[start]

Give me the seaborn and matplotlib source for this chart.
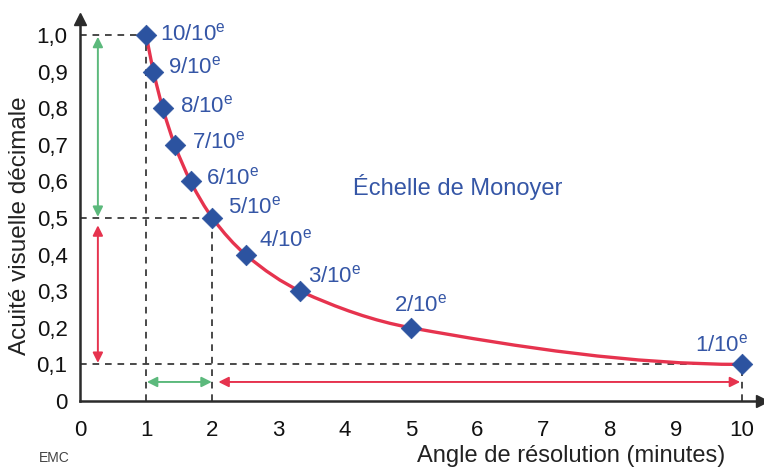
# Échelle de Monoyer : acuité visuelle décimale vs angle de résolution
import numpy as np
import matplotlib
matplotlib.use("Agg")
import matplotlib.pyplot as plt
from matplotlib.path import Path
from matplotlib.patches import PathPatch
import pandas as pd
import seaborn as sns

# ------------------------------------------
# Data
# ------------------------------------------
angle = [1.0, 1.11, 1.25, 1.43, 1.67, 2.0, 2.5, 3.33, 5.0, 10.0]
acuity = [1.0, 0.9, 0.8, 0.7, 0.6, 0.5, 0.4, 0.3, 0.2, 0.1]
point_labels = ["10/10", "9/10", "8/10", "7/10", "6/10",
                "5/10", "4/10", "3/10", "2/10", "1/10"]

x_ticks = [0, 1, 2, 3, 4, 5, 6, 7, 8, 9, 10]
y_ticks = [0, 0.1, 0.2, 0.3, 0.4, 0.5, 0.6, 0.7, 0.8, 0.9, 1.0]
y_ticklabels = ["0", "0,1", "0,2", "0,3", "0,4", "0,5",
                "0,6", "0,7", "0,8", "0,9", "1,0"]

# dashed reference guides (angle, acuity)
guide_angle = [1, 2, 10]
guide_acuity = [1.0, 0.5, 0.1]

# double arrows: (start, end) spans
green_v = [0.995, 0.503]
red_v = [0.48, 0.104]
green_h = [1.01, 1.99]
red_h = [2.09, 9.97]
arrow_x = 0.27
arrow_y = 0.052

df = pd.DataFrame({"angle": angle, "acuity": acuity, "label": point_labels})

# ------------------------------------------
# Style
# ------------------------------------------
sns.set_theme(style="white")
plt.rcParams["font.family"] = ["Liberation Sans", "DejaVu Sans"]
plt.rcParams["mathtext.fontset"] = "custom"
plt.rcParams["mathtext.rm"] = "Liberation Sans"

BLUE = "#2c53a0"
TXT_BLUE = "#3556a6"
RED = "#e6334e"
GREEN = "#5cb97c"
DARK = "#2b2b2b"

fig = plt.figure(figsize=(7.64, 4.68), dpi=100)
ax = fig.add_axes([80 / 764, 67 / 468, 682 / 764, 382.5 / 468])
ax.set_xlim(0, 10.3)
ax.set_ylim(0, 1.045)

# ------------------------------------------
# Dashed guides
# ------------------------------------------
for a, v in zip(guide_angle, guide_acuity):
    ax.plot([0, a], [v, v], color=DARK, lw=1.2, ls=(0, (4, 3.5)), zorder=1)
    ax.plot([a, a], [0, v], color=DARK, lw=1.2, ls=(0, (4, 3.5)), zorder=1)

# ------------------------------------------
# Smooth curve through the points (monotone cubic Bezier)
# ------------------------------------------
xs = np.asarray(angle)
ys = np.asarray(acuity)
h = np.diff(xs)
d = np.diff(ys) / h
m = np.zeros_like(ys)
for k in range(1, len(xs) - 1):
    if d[k - 1] * d[k] > 0:
        w1 = 2 * h[k] + h[k - 1]
        w2 = h[k] + 2 * h[k - 1]
        m[k] = (w1 + w2) / (w1 / d[k - 1] + w2 / d[k])


def end_slope(h0, h1, d0, d1):
    s = ((2 * h0 + h1) * d0 - h0 * d1) / (h0 + h1)
    if np.sign(s) != np.sign(d0):
        s = 0.0
    return s


m[0] = end_slope(h[0], h[1], d[0], d[1])
m[-1] = end_slope(h[-1], h[-2], d[-1], d[-2])

verts = [(xs[0], ys[0])]
codes = [Path.MOVETO]
for k in range(len(xs) - 1):
    verts += [(xs[k] + h[k] / 3, ys[k] + m[k] * h[k] / 3),
              (xs[k + 1] - h[k] / 3, ys[k + 1] - m[k + 1] * h[k] / 3),
              (xs[k + 1], ys[k + 1])]
    codes += [Path.CURVE4] * 3
ax.add_patch(PathPatch(Path(verts, codes), facecolor="none",
                       edgecolor=RED, lw=2.4, zorder=3, capstyle="round"))

# ------------------------------------------
# Points
# ------------------------------------------
sns.scatterplot(data=df, x="angle", y="acuity", marker="D", s=110,
                color=BLUE, edgecolor=BLUE, linewidth=0.5, zorder=4,
                ax=ax, clip_on=False, legend=False)

label_offsets = [(14, -5), (15, -2), (17, -4), (17, -4), (15, -3),
                 (16, 5), (13, 8), (8, 9), (-17, 16), (-47, 13)]
for (a, v, t), (dx, dy) in zip(zip(angle, acuity, point_labels), label_offsets):
    ax.annotate(t + r"$^{\mathregular{e}}$", (a, v), xytext=(dx, dy),
                textcoords="offset pixels", ha="left", va="baseline",
                fontsize=16, color=TXT_BLUE, zorder=5)

ax.text(5.7, 0.585, "Échelle de Monoyer", fontsize=17,
        color=TXT_BLUE, ha="center", va="center")

# ------------------------------------------
# Double arrows
# ------------------------------------------
def double_arrow(p0, p1, color):
    ax.annotate("", xy=p1, xytext=p0,
                arrowprops=dict(arrowstyle="<|-|>", color=color, lw=1.4,
                                mutation_scale=15, shrinkA=0, shrinkB=0),
                zorder=2)


double_arrow((arrow_x, green_v[0]), (arrow_x, green_v[1]), GREEN)
double_arrow((arrow_x, red_v[0]), (arrow_x, red_v[1]), RED)
double_arrow((green_h[0], arrow_y), (green_h[1], arrow_y), GREEN)
double_arrow((red_h[0], arrow_y), (red_h[1], arrow_y), RED)

# ------------------------------------------
# Axes with arrow heads
# ------------------------------------------
for side in ["top", "right"]:
    ax.spines[side].set_visible(False)
for side in ["left", "bottom"]:
    ax.spines[side].set_color(DARK)
    ax.spines[side].set_linewidth(1.8)
ax.plot(1, 0, ">", color=DARK, ms=9, transform=ax.transAxes, clip_on=False)
ax.plot(0, 1, "^", color=DARK, ms=9, transform=ax.transAxes, clip_on=False)

ax.set_xticks(x_ticks)
ax.set_xticklabels([str(t) for t in x_ticks])
ax.set_yticks(y_ticks)
ax.set_yticklabels(y_ticklabels)
ax.tick_params(axis="x", direction="out", length=10, width=1.6, color=DARK,
               pad=4, labelsize=16, labelcolor="#111")
ax.tick_params(axis="y", length=0, pad=9, labelsize=16, labelcolor="#111")
ax.xaxis.get_major_ticks()[0].tick1line.set_visible(False)
ax.set_xlabel("")
ax.set_ylabel("")

fig.text(20 / 764, 1 - 226 / 468, "Acuité visuelle décimale", rotation=90,
         ha="center", va="center", fontsize=17.5, color="#222")
fig.text(571 / 764, 1 - 456 / 468, "Angle de résolution (minutes)",
         ha="center", va="center", fontsize=17, color="#222")
fig.text(54 / 764, 1 - 458 / 468, "EMC", ha="center", va="center",
         fontsize=10, color="#444")

fig.savefig("out.png", dpi=100)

[end]

> [DIRECTIVE]
Transcribe the material exactly, leaving every picture out.

> [WRITTEN RESPONSE]
Give me the seaborn and matplotlib source for this chart.
# Échelle de Monoyer : acuité visuelle décimale vs angle de résolution
import numpy as np
import matplotlib
matplotlib.use("Agg")
import matplotlib.pyplot as plt
from matplotlib.path import Path
from matplotlib.patches import PathPatch
import pandas as pd
import seaborn as sns

# ------------------------------------------
# Data
# ------------------------------------------
angle = [1.0, 1.11, 1.25, 1.43, 1.67, 2.0, 2.5, 3.33, 5.0, 10.0]
acuity = [1.0, 0.9, 0.8, 0.7, 0.6, 0.5, 0.4, 0.3, 0.2, 0.1]
point_labels = ["10/10", "9/10", "8/10", "7/10", "6/10",
                "5/10", "4/10", "3/10", "2/10", "1/10"]

x_ticks = [0, 1, 2, 3, 4, 5, 6, 7, 8, 9, 10]
y_ticks = [0, 0.1, 0.2, 0.3, 0.4, 0.5, 0.6, 0.7, 0.8, 0.9, 1.0]
y_ticklabels = ["0", "0,1", "0,2", "0,3", "0,4", "0,5",
                "0,6", "0,7", "0,8", "0,9", "1,0"]

# dashed reference guides (angle, acuity)
guide_angle = [1, 2, 10]
guide_acuity = [1.0, 0.5, 0.1]

# double arrows: (start, end) spans
green_v = [0.995, 0.503]
red_v = [0.48, 0.104]
green_h = [1.01, 1.99]
red_h = [2.09, 9.97]
arrow_x = 0.27
arrow_y = 0.052

df = pd.DataFrame({"angle": angle, "acuity": acuity, "label": point_labels})

# ------------------------------------------
# Style
# ------------------------------------------
sns.set_theme(style="white")
plt.rcParams["font.family"] = ["Liberation Sans", "DejaVu Sans"]
plt.rcParams["mathtext.fontset"] = "custom"
plt.rcParams["mathtext.rm"] = "Liberation Sans"

BLUE = "#2c53a0"
TXT_BLUE = "#3556a6"
RED = "#e6334e"
GREEN = "#5cb97c"
DARK = "#2b2b2b"

fig = plt.figure(figsize=(7.64, 4.68), dpi=100)
ax = fig.add_axes([80 / 764, 67 / 468, 682 / 764, 382.5 / 468])
ax.set_xlim(0, 10.3)
ax.set_ylim(0, 1.045)

# ------------------------------------------
# Dashed guides
# ------------------------------------------
for a, v in zip(guide_angle, guide_acuity):
    ax.plot([0, a], [v, v], color=DARK, lw=1.2, ls=(0, (4, 3.5)), zorder=1)
    ax.plot([a, a], [0, v], color=DARK, lw=1.2, ls=(0, (4, 3.5)), zorder=1)

# ------------------------------------------
# Smooth curve through the points (monotone cubic Bezier)
# ------------------------------------------
xs = np.asarray(angle)
ys = np.asarray(acuity)
h = np.diff(xs)
d = np.diff(ys) / h
m = np.zeros_like(ys)
for k in range(1, len(xs) - 1):
    if d[k - 1] * d[k] > 0:
        w1 = 2 * h[k] + h[k - 1]
        w2 = h[k] + 2 * h[k - 1]
        m[k] = (w1 + w2) / (w1 / d[k - 1] + w2 / d[k])


def end_slope(h0, h1, d0, d1):
    s = ((2 * h0 + h1) * d0 - h0 * d1) / (h0 + h1)
    if np.sign(s) != np.sign(d0):
        s = 0.0
    return s


m[0] = end_slope(h[0], h[1], d[0], d[1])
m[-1] = end_slope(h[-1], h[-2], d[-1], d[-2])

verts = [(xs[0], ys[0])]
codes = [Path.MOVETO]
for k in range(len(xs) - 1):
    verts += [(xs[k] + h[k] / 3, ys[k] + m[k] * h[k] / 3),
              (xs[k + 1] - h[k] / 3, ys[k + 1] - m[k + 1] * h[k] / 3),
              (xs[k + 1], ys[k + 1])]
    codes += [Path.CURVE4] * 3
ax.add_patch(PathPatch(Path(verts, codes), facecolor="none",
                       edgecolor=RED, lw=2.4, zorder=3, capstyle="round"))

# ------------------------------------------
# Points
# ------------------------------------------
sns.scatterplot(data=df, x="angle", y="acuity", marker="D", s=110,
                color=BLUE, edgecolor=BLUE, linewidth=0.5, zorder=4,
                ax=ax, clip_on=False, legend=False)

label_offsets = [(14, -5), (15, -2), (17, -4), (17, -4), (15, -3),
                 (16, 5), (13, 8), (8, 9), (-17, 16), (-47, 13)]
for (a, v, t), (dx, dy) in zip(zip(angle, acuity, point_labels), label_offsets):
    ax.annotate(t + r"$^{\mathregular{e}}$", (a, v), xytext=(dx, dy),
                textcoords="offset pixels", ha="left", va="baseline",
                fontsize=16, color=TXT_BLUE, zorder=5)

ax.text(5.7, 0.585, "Échelle de Monoyer", fontsize=17,
        color=TXT_BLUE, ha="center", va="center")

# ------------------------------------------
# Double arrows
# ------------------------------------------
def double_arrow(p0, p1, color):
    ax.annotate("", xy=p1, xytext=p0,
                arrowprops=dict(arrowstyle="<|-|>", color=color, lw=1.4,
                                mutation_scale=15, shrinkA=0, shrinkB=0),
                zorder=2)


double_arrow((arrow_x, green_v[0]), (arrow_x, green_v[1]), GREEN)
double_arrow((arrow_x, red_v[0]), (arrow_x, red_v[1]), RED)
double_arrow((green_h[0], arrow_y), (green_h[1], arrow_y), GREEN)
double_arrow((red_h[0], arrow_y), (red_h[1], arrow_y), RED)

# ------------------------------------------
# Axes with arrow heads
# ------------------------------------------
for side in ["top", "right"]:
    ax.spines[side].set_visible(False)
for side in ["left", "bottom"]:
    ax.spines[side].set_color(DARK)
    ax.spines[side].set_linewidth(1.8)
ax.plot(1, 0, ">", color=DARK, ms=9, transform=ax.transAxes, clip_on=False)
ax.plot(0, 1, "^", color=DARK, ms=9, transform=ax.transAxes, clip_on=False)

ax.set_xticks(x_ticks)
ax.set_xticklabels([str(t) for t in x_ticks])
ax.set_yticks(y_ticks)
ax.set_yticklabels(y_ticklabels)
ax.tick_params(axis="x", direction="out", length=10, width=1.6, color=DARK,
               pad=4, labelsize=16, labelcolor="#111")
ax.tick_params(axis="y", length=0, pad=9, labelsize=16, labelcolor="#111")
ax.xaxis.get_major_ticks()[0].tick1line.set_visible(False)
ax.set_xlabel("")
ax.set_ylabel("")

fig.text(20 / 764, 1 - 226 / 468, "Acuité visuelle décimale", rotation=90,
         ha="center", va="center", fontsize=17.5, color="#222")
fig.text(571 / 764, 1 - 456 / 468, "Angle de résolution (minutes)",
         ha="center", va="center", fontsize=17, color="#222")
fig.text(54 / 764, 1 - 458 / 468, "EMC", ha="center", va="center",
         fontsize=10, color="#444")

fig.savefig("out.png", dpi=100)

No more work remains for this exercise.